« Ce film, c’est mon regard sur mon pays, ma terre natale, ces personnages que je connais très bien », disait Carlos Chahine aux Rencontres du Cinéma de Gérardmer, où était présenté en avant-première son film « La nuit du verre d’eau » (sortie le 14 juin). « Je suis un exilé, mon attachement est viscéral à cette région du monde », confiait le réalisateur qui vit en France depuis 1975, et a redécouvert plus tard son pays natal, le Liban.
C’est bien au Liban, mais en 1958, que se déroule ce long-métrage, dans un village d’une vallée montagneuse jusqu’où grondent les « troubles » qui agitent la capitale. C’est là que se sont réfugiés des Français fuyant Beyrouth en guerre, une femme libérée (Nathalie Baye) qui évoque facilement ses trois maris et ses amants, et son fils médecin (Pierre Rochefort). « J’ai eu la grande chance que Nathalie Baye ait accepté de jouer dans mon film, elle représente le cinéma français. Le fait qu’elle dise ‘’Quel beau pays !’’, pour moi ça n’a pas de prix », sourit le réalisateur, qui a confié à la comédienne un rôle secondaire dans ce récit.
« C’est une société très dure pour les femmes »
Tandis que les hommes montent la garde à l’entrée du village, la population est en émoi des larmes de sang que verse une statue de la Vierge. « Pourquoi il y a la guerre ? », demande un petit garçon à sa maman, Layla, interprétée par Marilyne Naaman, comédienne qui vient également de participer à « The Voice ». Jeune femme élégante et sensuelle, Layla est le personnage principal de ce film, l’aînée de trois sœurs d’une famille aisée de Chrétiens libanais. Elle est mal mariée à un homme qu’elle n’a pas choisi, le père impose aussi un prétendant à la sœur cadette qui a déjà un amoureux, et la troisième rejette la tradition, affirmant qu’elle n’est « pas à vendre », veut s’émanciper, aller à Beyrouth, être avocate…
Coincée dans un mariage triste, une famille traditionnaliste, et une société où on ne pardonne jamais à une femme, Layla se jette au cou du médecin français. « C’est une société patriarcale », dit Carlos Chahine, « C’est une société très dure pour les femmes, comme toutes les sociétés orientales, elles n’ont pas la chance de décider pour leur destin.
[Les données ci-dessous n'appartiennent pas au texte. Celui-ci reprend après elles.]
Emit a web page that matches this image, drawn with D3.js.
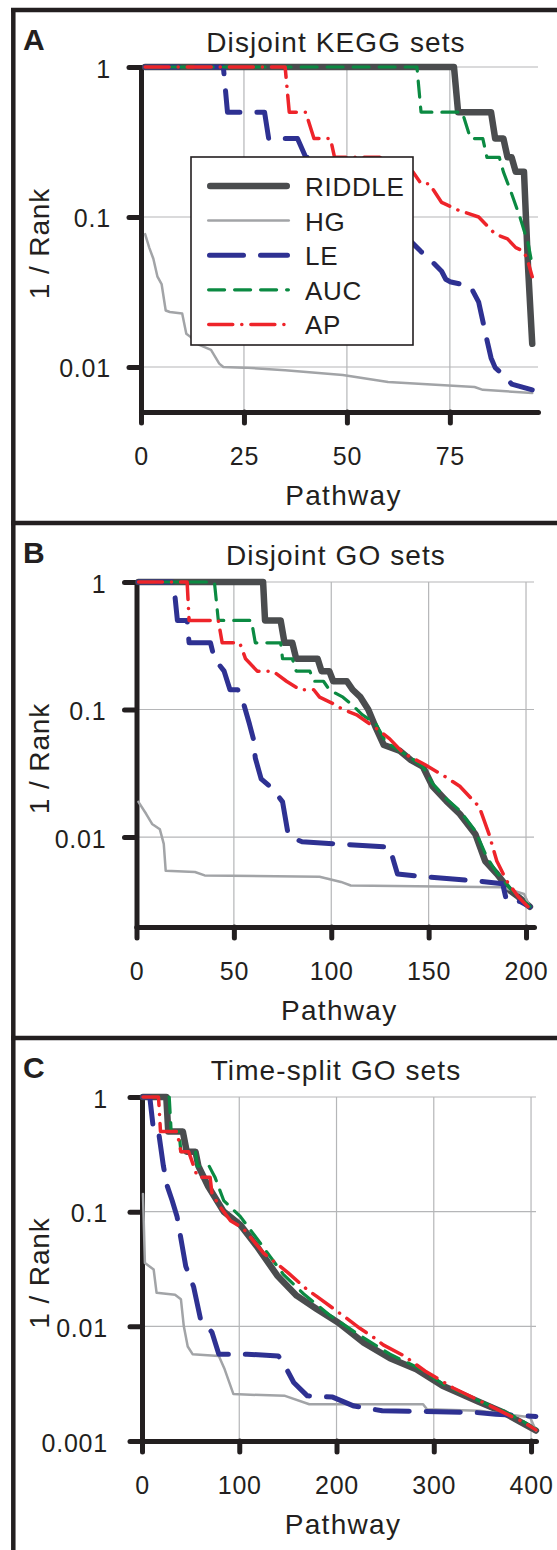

Tout le monde est victime dans ce genre de société, il y a de la souffrance chez les femmes et chez les hommes », ajoute le réalisateur, qui a tourné un beau portrait de femme : « C’est le regard d’un homme sur les femmes, c’est un film de femmes, on a envie de les rendre encore plus belles ».
« C’est un pays ruiné économiquement »
Le titre français, « La nuit du verre d’eau », fait référence à ce verre réclamé pas son fils à Layla, la nuit précédent une décision irréversible. Le titre arabe signifie quant à lui « Terre d’illusion », celle que bien des Libanais avaient en 1958, rêvant alors d’un futur moderne pour leur pays. « C’est la nostalgie d’un paradis perdu qui n’a de paradis que le nom. Le Liban est un pays merveilleux, même s’il est très abimé », assure Carlos Chahine, « C’est une tragédie sans fin, l’histoire de ce petit pays. J’ai montré le pays que j’ai connu dans mon enfance. En 1958, tout était déjà en germe. Pour moi, ça parle du Liban d’aujourd’hui. Les Libanais sont fatigués, épuisés, c’est un pays ruiné économiquement. Dans cet épuisement, je ne sais pas d’où viendra l’étincelle d’une nouvelle révolte ».
Dans la famille bourgeoise de son film, on parle français et les sœurs chantent Dalida : « Dans les années 50, tout le monde parlait français, aujourd’hui c’est beaucoup plus l’anglais », constate Carlos Chahine, « Il y a une histoire lointaine entre la France et le Liban, depuis Louis XIV ; il y a eu des liens extrêmement forts entre les chrétiens libanais et la France, toute la classe moyenne mettait ses enfants dans des écoles privées, françaises et religieuses. Naturellement, pour beaucoup de Libanais, la France était notre deuxième pays, les choses ont beaucoup changé ».